>> start SUPPLIED MATERIAL

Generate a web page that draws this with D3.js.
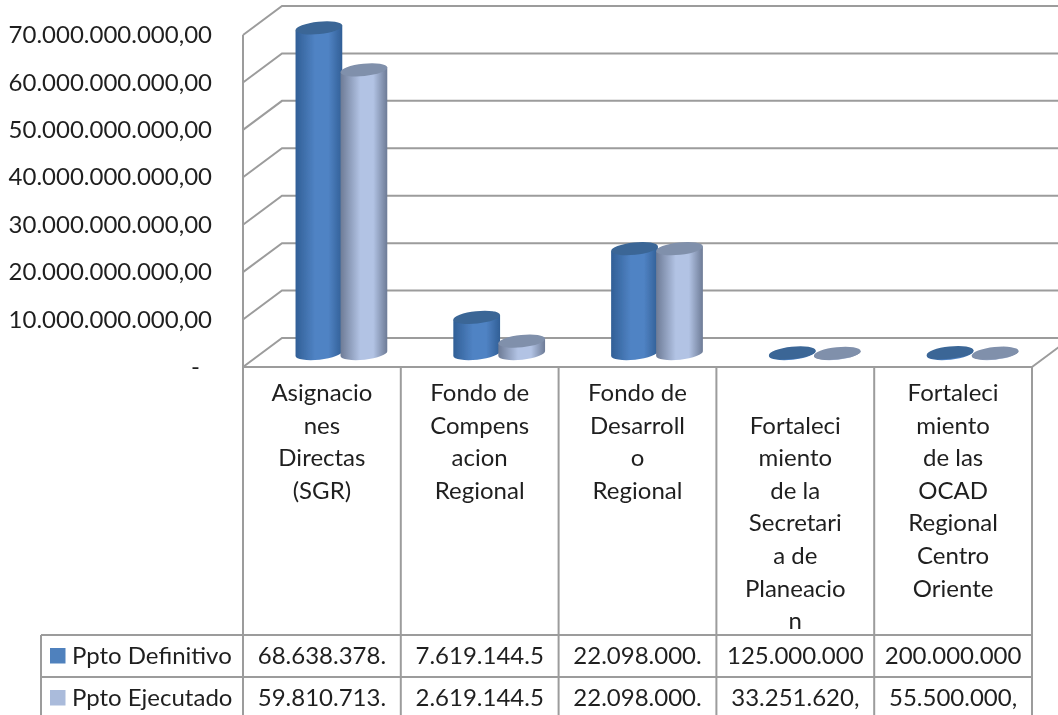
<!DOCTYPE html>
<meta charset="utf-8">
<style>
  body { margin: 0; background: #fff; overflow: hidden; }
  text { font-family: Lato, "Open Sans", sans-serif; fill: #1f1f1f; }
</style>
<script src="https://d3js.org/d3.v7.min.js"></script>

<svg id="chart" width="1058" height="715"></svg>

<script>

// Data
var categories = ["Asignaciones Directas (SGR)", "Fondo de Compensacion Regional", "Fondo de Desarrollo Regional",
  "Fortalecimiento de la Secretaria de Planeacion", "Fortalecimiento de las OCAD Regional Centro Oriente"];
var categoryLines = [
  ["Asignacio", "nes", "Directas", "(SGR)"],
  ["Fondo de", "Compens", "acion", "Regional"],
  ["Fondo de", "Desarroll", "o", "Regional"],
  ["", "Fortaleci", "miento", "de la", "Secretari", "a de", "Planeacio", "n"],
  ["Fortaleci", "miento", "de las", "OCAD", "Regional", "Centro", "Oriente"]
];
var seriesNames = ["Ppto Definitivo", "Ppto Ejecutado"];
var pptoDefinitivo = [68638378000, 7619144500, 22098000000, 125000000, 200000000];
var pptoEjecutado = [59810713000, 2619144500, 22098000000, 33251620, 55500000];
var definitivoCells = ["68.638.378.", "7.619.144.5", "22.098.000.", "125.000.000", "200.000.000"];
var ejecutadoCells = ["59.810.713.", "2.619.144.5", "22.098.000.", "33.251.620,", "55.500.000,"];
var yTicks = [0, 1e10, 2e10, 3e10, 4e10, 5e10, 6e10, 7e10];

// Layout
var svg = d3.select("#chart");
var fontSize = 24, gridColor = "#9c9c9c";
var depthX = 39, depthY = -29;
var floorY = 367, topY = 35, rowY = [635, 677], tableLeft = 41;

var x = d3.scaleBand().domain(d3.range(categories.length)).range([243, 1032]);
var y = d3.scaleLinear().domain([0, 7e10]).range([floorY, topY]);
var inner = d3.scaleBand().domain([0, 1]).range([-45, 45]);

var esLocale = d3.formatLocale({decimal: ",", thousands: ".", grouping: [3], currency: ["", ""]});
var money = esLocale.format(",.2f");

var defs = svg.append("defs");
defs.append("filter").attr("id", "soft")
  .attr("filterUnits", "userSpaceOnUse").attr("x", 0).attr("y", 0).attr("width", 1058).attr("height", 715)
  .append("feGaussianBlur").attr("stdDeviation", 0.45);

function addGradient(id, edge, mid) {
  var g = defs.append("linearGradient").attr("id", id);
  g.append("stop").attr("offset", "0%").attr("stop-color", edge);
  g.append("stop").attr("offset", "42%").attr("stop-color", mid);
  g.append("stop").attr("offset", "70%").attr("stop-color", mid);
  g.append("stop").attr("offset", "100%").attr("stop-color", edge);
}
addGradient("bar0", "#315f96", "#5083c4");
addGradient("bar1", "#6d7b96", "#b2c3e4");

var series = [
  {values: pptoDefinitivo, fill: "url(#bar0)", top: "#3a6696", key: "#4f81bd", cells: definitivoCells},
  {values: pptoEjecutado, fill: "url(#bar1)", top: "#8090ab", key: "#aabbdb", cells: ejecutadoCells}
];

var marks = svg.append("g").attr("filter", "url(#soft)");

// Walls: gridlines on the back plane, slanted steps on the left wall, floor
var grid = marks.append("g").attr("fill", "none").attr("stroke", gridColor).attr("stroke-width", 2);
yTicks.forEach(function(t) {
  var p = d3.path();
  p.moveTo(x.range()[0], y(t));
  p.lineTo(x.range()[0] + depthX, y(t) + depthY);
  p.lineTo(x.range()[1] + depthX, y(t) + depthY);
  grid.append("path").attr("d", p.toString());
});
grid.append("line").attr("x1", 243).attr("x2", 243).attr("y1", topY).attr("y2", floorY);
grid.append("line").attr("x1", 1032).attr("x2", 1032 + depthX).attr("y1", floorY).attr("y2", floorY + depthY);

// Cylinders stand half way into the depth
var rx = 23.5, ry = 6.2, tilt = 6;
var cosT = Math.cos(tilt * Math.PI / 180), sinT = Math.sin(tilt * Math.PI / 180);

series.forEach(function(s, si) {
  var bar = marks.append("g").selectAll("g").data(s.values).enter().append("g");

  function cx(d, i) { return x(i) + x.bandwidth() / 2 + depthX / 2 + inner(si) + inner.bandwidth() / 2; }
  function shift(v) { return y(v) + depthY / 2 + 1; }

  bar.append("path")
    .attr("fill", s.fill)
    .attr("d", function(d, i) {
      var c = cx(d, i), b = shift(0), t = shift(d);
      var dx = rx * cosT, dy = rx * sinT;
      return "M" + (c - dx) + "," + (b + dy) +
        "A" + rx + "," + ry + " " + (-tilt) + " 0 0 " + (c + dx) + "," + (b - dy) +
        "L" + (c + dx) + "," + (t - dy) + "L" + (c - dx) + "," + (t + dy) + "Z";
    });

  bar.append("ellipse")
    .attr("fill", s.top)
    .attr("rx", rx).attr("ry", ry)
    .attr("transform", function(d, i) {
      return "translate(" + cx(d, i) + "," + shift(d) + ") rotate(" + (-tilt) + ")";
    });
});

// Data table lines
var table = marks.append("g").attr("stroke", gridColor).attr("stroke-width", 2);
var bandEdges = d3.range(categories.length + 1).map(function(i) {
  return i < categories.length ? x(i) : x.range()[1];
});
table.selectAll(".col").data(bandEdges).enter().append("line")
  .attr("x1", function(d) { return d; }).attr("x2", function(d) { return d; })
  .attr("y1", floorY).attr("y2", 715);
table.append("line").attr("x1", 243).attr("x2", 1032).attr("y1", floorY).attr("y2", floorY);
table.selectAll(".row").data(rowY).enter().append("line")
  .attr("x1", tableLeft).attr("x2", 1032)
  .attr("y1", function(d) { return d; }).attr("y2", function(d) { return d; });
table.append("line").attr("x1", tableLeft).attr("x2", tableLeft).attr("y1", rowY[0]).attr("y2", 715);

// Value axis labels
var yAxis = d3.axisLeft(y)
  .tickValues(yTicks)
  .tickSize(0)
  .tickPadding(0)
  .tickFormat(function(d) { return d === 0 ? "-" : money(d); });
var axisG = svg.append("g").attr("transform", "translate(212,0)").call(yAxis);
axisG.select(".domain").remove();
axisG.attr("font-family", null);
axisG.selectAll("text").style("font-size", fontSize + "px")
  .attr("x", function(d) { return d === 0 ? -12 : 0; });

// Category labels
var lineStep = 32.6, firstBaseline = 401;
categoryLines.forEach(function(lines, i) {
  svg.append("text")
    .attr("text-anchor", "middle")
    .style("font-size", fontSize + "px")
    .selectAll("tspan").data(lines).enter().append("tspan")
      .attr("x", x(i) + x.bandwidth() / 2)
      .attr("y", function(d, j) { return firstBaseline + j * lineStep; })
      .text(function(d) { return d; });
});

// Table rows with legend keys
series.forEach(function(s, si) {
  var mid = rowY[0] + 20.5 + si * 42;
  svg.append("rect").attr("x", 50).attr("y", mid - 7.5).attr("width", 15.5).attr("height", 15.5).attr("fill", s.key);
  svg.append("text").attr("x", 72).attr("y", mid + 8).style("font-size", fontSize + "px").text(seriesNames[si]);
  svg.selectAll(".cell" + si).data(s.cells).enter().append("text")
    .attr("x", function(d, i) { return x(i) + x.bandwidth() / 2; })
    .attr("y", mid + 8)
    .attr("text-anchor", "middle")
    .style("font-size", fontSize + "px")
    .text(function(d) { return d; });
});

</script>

>> end SUPPLIED MATERIAL
>> start SUPPLIED MATERIAL

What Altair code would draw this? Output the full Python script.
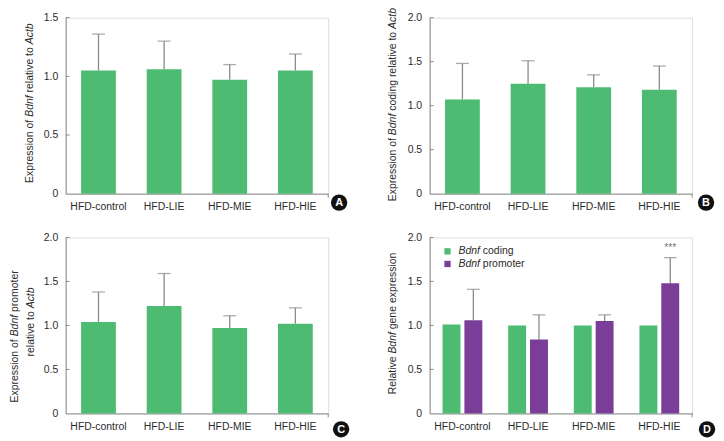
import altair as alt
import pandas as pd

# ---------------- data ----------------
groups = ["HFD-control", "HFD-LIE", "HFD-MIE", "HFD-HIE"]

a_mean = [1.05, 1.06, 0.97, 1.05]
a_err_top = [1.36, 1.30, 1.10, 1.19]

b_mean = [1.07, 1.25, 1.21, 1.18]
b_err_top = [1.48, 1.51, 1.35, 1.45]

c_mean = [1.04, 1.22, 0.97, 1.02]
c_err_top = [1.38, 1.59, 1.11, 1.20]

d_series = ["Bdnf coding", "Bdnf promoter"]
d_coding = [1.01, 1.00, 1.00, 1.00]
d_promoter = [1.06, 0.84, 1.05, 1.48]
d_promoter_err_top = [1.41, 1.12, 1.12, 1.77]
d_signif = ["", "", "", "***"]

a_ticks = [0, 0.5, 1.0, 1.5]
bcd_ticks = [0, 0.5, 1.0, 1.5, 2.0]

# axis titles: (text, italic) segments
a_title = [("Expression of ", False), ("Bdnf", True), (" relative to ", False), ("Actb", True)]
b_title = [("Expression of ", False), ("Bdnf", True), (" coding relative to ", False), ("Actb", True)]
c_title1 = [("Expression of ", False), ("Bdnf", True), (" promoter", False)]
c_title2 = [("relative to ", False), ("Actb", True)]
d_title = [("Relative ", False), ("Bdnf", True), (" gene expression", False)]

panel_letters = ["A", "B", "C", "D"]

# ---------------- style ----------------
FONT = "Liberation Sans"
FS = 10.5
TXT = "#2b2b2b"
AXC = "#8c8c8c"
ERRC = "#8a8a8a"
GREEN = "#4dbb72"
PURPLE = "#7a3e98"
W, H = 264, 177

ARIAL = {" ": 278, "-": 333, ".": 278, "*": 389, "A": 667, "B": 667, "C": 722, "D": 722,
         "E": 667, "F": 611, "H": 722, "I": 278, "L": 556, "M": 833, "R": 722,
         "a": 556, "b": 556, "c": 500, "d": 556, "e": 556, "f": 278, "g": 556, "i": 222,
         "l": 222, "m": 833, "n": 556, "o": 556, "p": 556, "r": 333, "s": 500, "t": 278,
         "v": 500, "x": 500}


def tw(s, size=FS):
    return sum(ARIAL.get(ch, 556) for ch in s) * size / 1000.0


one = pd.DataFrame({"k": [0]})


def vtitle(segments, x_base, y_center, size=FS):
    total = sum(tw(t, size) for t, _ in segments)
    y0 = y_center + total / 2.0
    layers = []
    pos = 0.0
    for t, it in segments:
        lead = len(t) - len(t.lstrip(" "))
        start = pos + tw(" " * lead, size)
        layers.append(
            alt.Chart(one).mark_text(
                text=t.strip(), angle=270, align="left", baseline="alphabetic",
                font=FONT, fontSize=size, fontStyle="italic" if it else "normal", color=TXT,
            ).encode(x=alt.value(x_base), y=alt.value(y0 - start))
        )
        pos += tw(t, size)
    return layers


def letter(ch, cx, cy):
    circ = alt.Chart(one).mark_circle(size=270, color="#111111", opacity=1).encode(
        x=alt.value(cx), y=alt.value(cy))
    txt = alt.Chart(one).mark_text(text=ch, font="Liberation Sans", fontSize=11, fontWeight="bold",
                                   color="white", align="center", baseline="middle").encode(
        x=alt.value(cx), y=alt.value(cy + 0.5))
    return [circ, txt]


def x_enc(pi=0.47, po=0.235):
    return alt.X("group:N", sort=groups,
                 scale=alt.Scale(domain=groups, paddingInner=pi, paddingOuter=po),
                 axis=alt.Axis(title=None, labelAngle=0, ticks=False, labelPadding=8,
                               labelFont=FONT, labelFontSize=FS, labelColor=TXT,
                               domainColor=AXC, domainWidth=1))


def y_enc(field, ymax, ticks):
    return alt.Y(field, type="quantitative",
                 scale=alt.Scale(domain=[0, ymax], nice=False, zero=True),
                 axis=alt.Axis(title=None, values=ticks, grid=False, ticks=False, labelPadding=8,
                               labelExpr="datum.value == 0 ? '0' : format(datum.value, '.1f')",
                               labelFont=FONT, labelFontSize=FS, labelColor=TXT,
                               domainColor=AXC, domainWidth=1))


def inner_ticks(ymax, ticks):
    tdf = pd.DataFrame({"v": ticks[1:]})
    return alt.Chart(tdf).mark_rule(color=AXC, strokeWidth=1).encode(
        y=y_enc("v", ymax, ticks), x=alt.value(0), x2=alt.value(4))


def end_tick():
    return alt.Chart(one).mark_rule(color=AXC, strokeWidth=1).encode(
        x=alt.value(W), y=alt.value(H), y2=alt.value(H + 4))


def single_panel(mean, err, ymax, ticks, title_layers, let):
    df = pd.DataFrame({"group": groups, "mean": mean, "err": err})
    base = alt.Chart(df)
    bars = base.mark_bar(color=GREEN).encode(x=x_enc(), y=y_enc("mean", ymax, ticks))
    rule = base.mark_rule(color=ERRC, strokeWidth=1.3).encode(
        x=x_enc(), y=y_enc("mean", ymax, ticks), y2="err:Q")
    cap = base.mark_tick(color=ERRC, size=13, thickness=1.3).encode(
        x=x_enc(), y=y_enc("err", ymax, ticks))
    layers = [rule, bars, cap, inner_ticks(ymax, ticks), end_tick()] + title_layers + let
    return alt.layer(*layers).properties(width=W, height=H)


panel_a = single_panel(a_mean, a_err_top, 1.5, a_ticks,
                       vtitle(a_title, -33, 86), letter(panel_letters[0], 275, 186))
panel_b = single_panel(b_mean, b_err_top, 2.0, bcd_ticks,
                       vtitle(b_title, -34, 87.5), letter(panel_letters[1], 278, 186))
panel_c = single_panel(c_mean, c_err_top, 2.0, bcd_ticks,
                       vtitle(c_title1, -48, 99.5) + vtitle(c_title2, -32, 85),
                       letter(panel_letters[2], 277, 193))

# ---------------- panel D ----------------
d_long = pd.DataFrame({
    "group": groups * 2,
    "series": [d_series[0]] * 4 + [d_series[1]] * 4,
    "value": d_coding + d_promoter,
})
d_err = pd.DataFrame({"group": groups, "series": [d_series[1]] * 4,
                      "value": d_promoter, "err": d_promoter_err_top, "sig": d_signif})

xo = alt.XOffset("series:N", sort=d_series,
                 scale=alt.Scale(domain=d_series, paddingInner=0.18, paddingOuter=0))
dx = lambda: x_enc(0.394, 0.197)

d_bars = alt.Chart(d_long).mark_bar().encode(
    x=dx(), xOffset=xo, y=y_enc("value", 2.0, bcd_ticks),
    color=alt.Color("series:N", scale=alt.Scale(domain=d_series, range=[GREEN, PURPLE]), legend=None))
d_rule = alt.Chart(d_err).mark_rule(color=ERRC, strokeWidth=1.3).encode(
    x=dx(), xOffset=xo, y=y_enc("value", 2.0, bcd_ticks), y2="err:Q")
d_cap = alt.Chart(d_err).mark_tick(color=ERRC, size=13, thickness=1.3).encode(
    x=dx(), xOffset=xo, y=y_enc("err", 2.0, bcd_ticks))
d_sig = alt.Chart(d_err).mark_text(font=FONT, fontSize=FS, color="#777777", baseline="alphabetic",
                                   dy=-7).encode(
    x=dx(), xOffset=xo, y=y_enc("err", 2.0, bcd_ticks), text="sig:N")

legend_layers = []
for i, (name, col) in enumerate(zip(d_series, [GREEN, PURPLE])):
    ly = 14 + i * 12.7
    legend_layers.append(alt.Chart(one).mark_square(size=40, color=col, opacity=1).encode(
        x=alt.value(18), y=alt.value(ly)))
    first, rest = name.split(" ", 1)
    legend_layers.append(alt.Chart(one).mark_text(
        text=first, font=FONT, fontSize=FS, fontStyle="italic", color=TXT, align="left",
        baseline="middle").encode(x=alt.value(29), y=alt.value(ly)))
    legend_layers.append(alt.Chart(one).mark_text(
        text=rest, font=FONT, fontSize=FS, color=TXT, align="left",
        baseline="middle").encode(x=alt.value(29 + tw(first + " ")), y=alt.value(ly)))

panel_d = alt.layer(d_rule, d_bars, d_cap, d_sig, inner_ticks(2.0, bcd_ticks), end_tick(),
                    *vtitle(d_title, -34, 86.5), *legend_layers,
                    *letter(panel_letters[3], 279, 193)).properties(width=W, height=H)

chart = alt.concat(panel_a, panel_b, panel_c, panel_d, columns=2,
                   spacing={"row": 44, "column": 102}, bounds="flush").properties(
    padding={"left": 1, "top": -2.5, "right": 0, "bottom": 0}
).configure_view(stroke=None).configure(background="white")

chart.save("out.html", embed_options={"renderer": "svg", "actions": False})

>> end SUPPLIED MATERIAL
>> start SUPPLIED MATERIAL

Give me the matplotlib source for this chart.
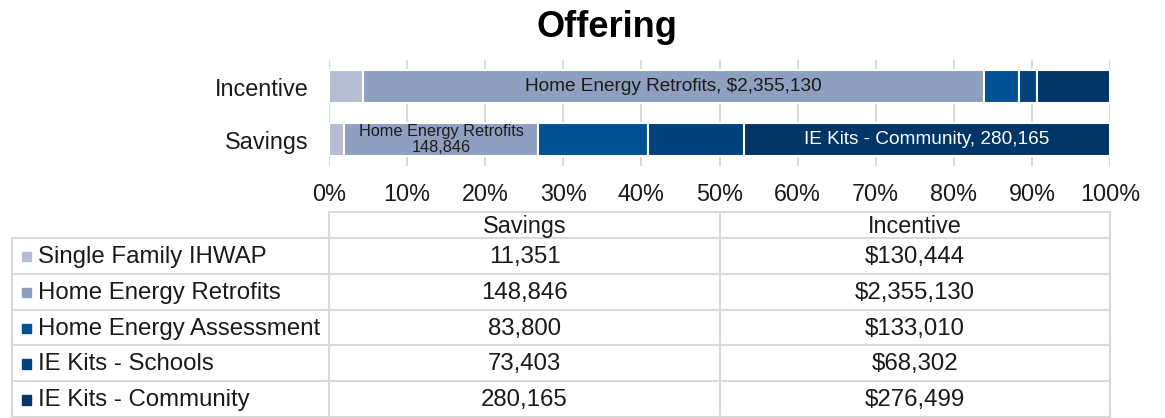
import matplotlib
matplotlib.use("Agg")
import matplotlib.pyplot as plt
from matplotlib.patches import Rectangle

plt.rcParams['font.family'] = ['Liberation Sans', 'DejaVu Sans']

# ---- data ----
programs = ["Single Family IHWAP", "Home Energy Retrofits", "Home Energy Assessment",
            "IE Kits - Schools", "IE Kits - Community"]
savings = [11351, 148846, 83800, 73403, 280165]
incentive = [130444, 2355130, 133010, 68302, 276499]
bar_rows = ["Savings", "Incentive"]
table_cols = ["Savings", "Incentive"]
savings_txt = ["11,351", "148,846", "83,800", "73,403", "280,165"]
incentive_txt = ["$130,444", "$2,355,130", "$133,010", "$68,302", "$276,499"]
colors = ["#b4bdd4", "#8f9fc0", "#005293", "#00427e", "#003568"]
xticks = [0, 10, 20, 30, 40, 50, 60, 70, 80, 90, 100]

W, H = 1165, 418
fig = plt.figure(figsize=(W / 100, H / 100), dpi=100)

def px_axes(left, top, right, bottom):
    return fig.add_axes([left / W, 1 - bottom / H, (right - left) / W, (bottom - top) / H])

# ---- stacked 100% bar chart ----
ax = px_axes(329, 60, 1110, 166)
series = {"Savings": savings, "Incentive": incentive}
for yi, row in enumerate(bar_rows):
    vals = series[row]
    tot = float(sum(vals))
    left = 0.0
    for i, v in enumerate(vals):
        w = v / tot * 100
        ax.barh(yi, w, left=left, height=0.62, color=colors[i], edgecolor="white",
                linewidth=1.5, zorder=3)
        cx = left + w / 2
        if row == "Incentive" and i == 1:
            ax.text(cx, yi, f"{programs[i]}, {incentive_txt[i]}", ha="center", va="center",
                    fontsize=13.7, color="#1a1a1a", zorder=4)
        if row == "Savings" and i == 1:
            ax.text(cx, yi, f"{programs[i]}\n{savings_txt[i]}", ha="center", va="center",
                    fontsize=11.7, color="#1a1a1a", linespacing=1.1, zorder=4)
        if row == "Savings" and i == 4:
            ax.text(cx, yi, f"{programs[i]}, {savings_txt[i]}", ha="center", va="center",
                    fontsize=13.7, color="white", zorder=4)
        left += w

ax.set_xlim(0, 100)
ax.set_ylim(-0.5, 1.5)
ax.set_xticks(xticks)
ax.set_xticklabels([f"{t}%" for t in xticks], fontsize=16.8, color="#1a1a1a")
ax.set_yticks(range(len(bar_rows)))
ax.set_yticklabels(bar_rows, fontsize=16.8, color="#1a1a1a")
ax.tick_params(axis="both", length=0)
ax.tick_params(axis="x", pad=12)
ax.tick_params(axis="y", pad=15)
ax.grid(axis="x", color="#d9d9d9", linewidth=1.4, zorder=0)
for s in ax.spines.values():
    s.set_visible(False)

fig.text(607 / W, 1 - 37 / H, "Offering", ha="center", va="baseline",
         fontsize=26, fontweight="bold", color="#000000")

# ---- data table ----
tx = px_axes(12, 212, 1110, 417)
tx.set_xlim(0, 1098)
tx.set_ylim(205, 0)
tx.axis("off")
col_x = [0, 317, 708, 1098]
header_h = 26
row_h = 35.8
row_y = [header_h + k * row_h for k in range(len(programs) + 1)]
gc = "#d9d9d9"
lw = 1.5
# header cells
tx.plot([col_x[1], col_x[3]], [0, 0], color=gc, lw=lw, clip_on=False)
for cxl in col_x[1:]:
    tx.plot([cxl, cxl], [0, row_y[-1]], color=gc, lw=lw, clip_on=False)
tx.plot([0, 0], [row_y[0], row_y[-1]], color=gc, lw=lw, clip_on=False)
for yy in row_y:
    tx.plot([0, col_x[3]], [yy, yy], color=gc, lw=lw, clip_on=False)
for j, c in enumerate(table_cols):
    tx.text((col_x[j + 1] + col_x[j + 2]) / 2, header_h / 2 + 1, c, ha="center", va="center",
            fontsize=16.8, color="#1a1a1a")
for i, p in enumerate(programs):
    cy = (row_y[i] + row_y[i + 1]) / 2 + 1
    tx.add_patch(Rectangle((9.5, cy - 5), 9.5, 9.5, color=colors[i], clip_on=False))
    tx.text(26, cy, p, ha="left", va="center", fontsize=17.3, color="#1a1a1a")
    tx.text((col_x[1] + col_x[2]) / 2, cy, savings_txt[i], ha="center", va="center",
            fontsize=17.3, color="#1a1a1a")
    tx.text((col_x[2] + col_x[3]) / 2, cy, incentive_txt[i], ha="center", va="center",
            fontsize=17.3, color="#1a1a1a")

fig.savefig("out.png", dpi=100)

>> end SUPPLIED MATERIAL

◆ **THE EXERCISE**
Count the lines in the records above that hold the word "with", and give only that number.

◆ **SOLUTION FOR THIS TASK**
2